Linear and quadratic models correspond to terms added to a model in which the factor does not affect the response. They can be equivalently defined through constraints on the smoothness of the parameters of the most general factor model.
The differences between the residual sum of squares of different models for a numerical factor called explained sums of squares and are have degrees of freedom equal to the difference between the unknown parameters of the models.
The explained and residual sums of squares can be presented in an analysis of variance table. The p-values can be used to test whether quadratic or linear relationships are consistent with the data.
If there are only two levels of the factor, a linear model is equivalent to a model with parameters for each level mean. Similarly, a quadratic model is equivalent to a this general factor model if there are three factor levels.
In any model with a numerical factor, its explained sum of squares can be split into linear and nonlinear components. The nonlinear sum of squares can be used to test whether the relationship is linear.
In some applications, we want to find the combination of values of two factors that optimises some response. A model with quadratic terms in the factors and an interaction term is often used.
If several hypothesis tests are conducted with the same significance level, the probability of at least one being significant can be much higher. A modification allows the overall significance level to be fixed.
If it is concluded that the reponse mean depends on the factor level, it is natural to ask which levels differ. If the experiment involves several factor levels, t-tests to compare pairs of means should be avoided -- with many such tests, there is an increased probability of a low p-value for at least one pair of means.
A wider difference than that suggested by a pairwise comparison should be used when there are several group means to compare.
A similar adjustment can be made for comparison of treatments in a randomised block design.
If there is any structure to the factor levels, it is often best to use contrasts to make more meaningful comparisons between the levels.
If some response measurements are missing, the ordinary analysis of variance table can still be used to test whether the level means are equal, provided the probability of a missing value is unrelated to the response that would have been obtained.
If a factor has a control level, it is sometimes replicated more than the other factor levels.
If all treatments have the same replicates, the sums of squares for the two factors do not depend on the order of adding them to the model.
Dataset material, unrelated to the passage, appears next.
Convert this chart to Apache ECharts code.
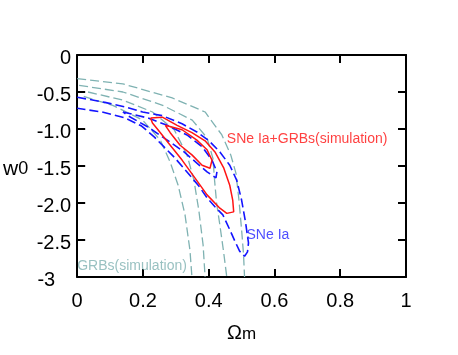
<!DOCTYPE html>
<html>
<head>
<meta charset="utf-8">
<script src="https://cdn.jsdelivr.net/npm/echarts@6/dist/echarts.min.js"></script>
<style>html,body{margin:0;padding:0;background:#fff}#c{width:458px;height:355px}</style>
</head>
<body>
<div id="c"></div>
<script>
// ---- tick labels ----
const xTickLabels = ['0', '0.2', '0.4', '0.6', '0.8', '1'];
const yTickLabels = ['0', '-0.5', '-1.0', '-1.5', '-2.0', '-2.5', '-3'];

// ---- GRBs (simulation) contours, teal dashed [Omega_m, w0] ----
const grbOuterUpper = [[0,-0.32],[0.139,-0.39],[0.289,-0.58],[0.389,-0.77],[0.44,-1.08],[0.467,-1.35],[0.483,-1.6],[0.492,-1.96],[0.5,-2.36],[0.506,-2.7],[0.509,-3.0]];
const grbInnerUpper = [[0.006,-0.41],[0.139,-0.5],[0.26,-0.68],[0.35,-0.88],[0.395,-1.12],[0.413,-1.4],[0.418,-1.7],[0.424,-2.0],[0.434,-2.3],[0.445,-2.65],[0.455,-3.0]];
const grbInnerLower = [[0.033,-0.5],[0.139,-0.61],[0.229,-0.77],[0.295,-1.01],[0.334,-1.35],[0.355,-1.69],[0.37,-2.1],[0.383,-2.57],[0.389,-3.0]];
const grbOuterLower = [[0.02,-0.56],[0.108,-0.68],[0.199,-0.88],[0.253,-1.15],[0.283,-1.45],[0.307,-1.76],[0.328,-2.16],[0.343,-2.64],[0.349,-3.0]];

// ---- SNe Ia contours, blue dashed ----
const snOuter = [[0,-0.57],[0.084,-0.64],[0.145,-0.7],[0.199,-0.77],[0.259,-0.82],[0.319,-0.93],[0.364,-1.04],[0.401,-1.16],[0.434,-1.31],[0.464,-1.49],[0.485,-1.69],[0.5,-1.96],[0.512,-2.26],[0.521,-2.54],[0.518,-2.66],[0.509,-2.72],[0.494,-2.65],[0.479,-2.51],[0.464,-2.36],[0.443,-2.16],[0.419,-2.05],[0.395,-1.93],[0.37,-1.77],[0.334,-1.58],[0.295,-1.38],[0.235,-1.11],[0.196,-0.96],[0.145,-0.85],[0.075,-0.77],[0,-0.72]];
const snInner = [[0.139,-0.77],[0.214,-0.85],[0.274,-0.95],[0.334,-1.08],[0.38,-1.24],[0.41,-1.42],[0.425,-1.58],[0.422,-1.66],[0.395,-1.58],[0.364,-1.46],[0.325,-1.31],[0.274,-1.15],[0.214,-0.97],[0.154,-0.82],[0.139,-0.77]];

// ---- SNe Ia + GRBs (simulation) contours, red solid ----
const combOuter = [[0.223,-0.85],[0.259,-0.84],[0.304,-0.95],[0.349,-1.05],[0.389,-1.16],[0.419,-1.31],[0.446,-1.53],[0.464,-1.76],[0.473,-1.96],[0.476,-2.12],[0.455,-2.14],[0.434,-2.07],[0.395,-1.89],[0.358,-1.66],[0.319,-1.42],[0.283,-1.22],[0.253,-1.05],[0.229,-0.92],[0.223,-0.85]];
const combInner = [[0.268,-0.95],[0.319,-1.01],[0.364,-1.15],[0.395,-1.28],[0.41,-1.42],[0.404,-1.53],[0.38,-1.49],[0.349,-1.35],[0.313,-1.22],[0.283,-1.05],[0.268,-0.95]];

// ---- annotations ----
const annotations = [
  {name: 'SNe Ia+GRBs(simulation)', value: [0.455, -1.135], color: '#ff1010'},
  {name: 'SNe Ia', value: [0.515, -2.43], color: '#2020ff'},
  {name: 'GRBs(simulation)', value: [0.0, -2.85], color: '#7fb2b2'}
];

const TEAL = '#7fb2b2', BLUE = '#1414ff', RED = '#ff1414';
const FONT = 'Liberation Sans, Arial, Helvetica, sans-serif';

function contour(data, color, dashed, z, width) {
  return {
    type: 'line', data: data, showSymbol: false, symbol: 'none', smooth: false,
    lineStyle: {color: color, width: width, type: dashed ? [9, 4] : 'solid'},
    z: z, animation: false, silent: true
  };
}

const frameAxis = {
  axisLine: {show: true, onZero: false, lineStyle: {color: '#000', width: 2}},
  axisTick: {show: true, inside: true, length: 8, lineStyle: {color: '#000', width: 2}},
  splitLine: {show: false}
};

const option = {
  animation: false,
  grid: {left: 74, right: 52, top: 55, bottom: 78},
  xAxis: [
    Object.assign({}, frameAxis, {
      type: 'value', min: 0, max: 1, interval: 0.2, position: 'bottom',
      axisLabel: {fontSize: 20, color: '#000', fontFamily: FONT, margin: 14,
        formatter: v => xTickLabels[Math.round(v / 0.2)]},
      name: '{o|Ω}{m|m}', nameLocation: 'middle', nameGap: 46,
      nameTextStyle: {rich: {o: {fontSize: 20, fontFamily: FONT, color: '#000'}, m: {fontSize: 17, fontFamily: FONT, color: '#000', padding: [3, 0, 0, 0]}}}
    }),
    Object.assign({}, frameAxis, {
      type: 'value', min: 0, max: 1, interval: 0.2, position: 'top',
      axisLabel: {show: false}
    })
  ],
  yAxis: [
    Object.assign({}, frameAxis, {
      type: 'value', min: -3, max: 0, interval: 0.5, position: 'left',
      axisLabel: {fontSize: 20, color: '#000', fontFamily: FONT, margin: 6,
        formatter: v => {
          const s = yTickLabels[Math.round(-v / 0.5)];
          return s === '-3' ? '{p|' + s + '}' : '{n|' + s + '}';
        },
        rich: {
          n: {fontSize: 20, fontFamily: FONT, color: '#000', padding: [6, 0, 0, 0]},
          p: {fontSize: 20, fontFamily: FONT, color: '#000', padding: [6, 16, 0, 0]}
        }},
      name: '{w|w}{z|0}', nameLocation: 'middle', nameGap: 49, nameRotate: 0,
      nameTextStyle: {align: 'right', rich: {w: {fontSize: 21, fontFamily: FONT, color: '#000', padding: [6, 0, 0, 0]}, z: {fontSize: 18, fontFamily: FONT, color: '#000', padding: [6, 0, 0, 0]}}}
    }),
    Object.assign({}, frameAxis, {
      type: 'value', min: -3, max: 0, interval: 0.5, position: 'right',
      axisLabel: {show: false}
    })
  ],
  series: [
    contour(grbOuterUpper, TEAL, true, 1, 1.3),
    contour(grbInnerUpper, TEAL, true, 1, 1.3),
    contour(grbInnerLower, TEAL, true, 1, 1.3),
    contour(grbOuterLower, TEAL, true, 1, 1.3),
    contour(snOuter, BLUE, true, 2, 1.6),
    contour(snInner, BLUE, true, 2, 1.6),
    contour(combOuter, RED, false, 3, 1.5),
    contour(combInner, RED, false, 3, 1.5),
    {
      type: 'scatter', symbolSize: 0, silent: true, z: 5, animation: false,
      data: annotations.map(a => ({name: a.name, value: a.value,
        label: {show: true, position: 'right', distance: 0, formatter: '{b}', color: a.color, fontSize: 14, fontFamily: FONT}}))
    }
  ]
};

const chart = echarts.init(document.getElementById('c'), null, {renderer: 'canvas'});
chart.setOption(option);
</script>
</body>
</html>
The same holds provided the replicates for each level of X are in the same proportion for each level of Z.
If two factors are not orthogonal, there are different analysis of variance tables for the two orders of adding the factors. Both must be examined to fully understand the data.
Provided the replicates of a factor in each block are in proportion, the blocks and factor are orthogonal. However this is less important since blocks are always added to the model before the factor so only a single anova table need be considered.
This section has only considered data with at least one replicate for every treatment. Missing treatments mean that some effects cannot be estimated. In extreme cases, it is impossible to distinguish the effects of different factors -- they are confounded.
The more variability in the experimental units that is explained by the model used, the greater the accuracy of estimating the effects of the factors of interest.
Randomisation ensures that the effects of factors are always estimated without bias. However variation between the units getting different treatments can result in very variable estimates if the variation in the experimental units is not modelled.
Numerical measurements describing variability in the experimental units can be modelled with linear terms in the model.
There is usually no interest in testing the significance of covariates. Inference about the model terms relating to the factors of interest can be done with confidence intervals and analysis of variance as usual.
Experimental units can be grouped into blocks and also have covariates. Blocks and covariates should be included in the model before testing the effects of the factors of interest.
Categorical covariates are modelled in exactly the same way as blocks. Models can contain several terms explaining different aspects of the variability in the experimental units.
'Bad' allocation of treatments to experimental units can sometimes be saved if covariates are recorded and used to reduce unexplained variation.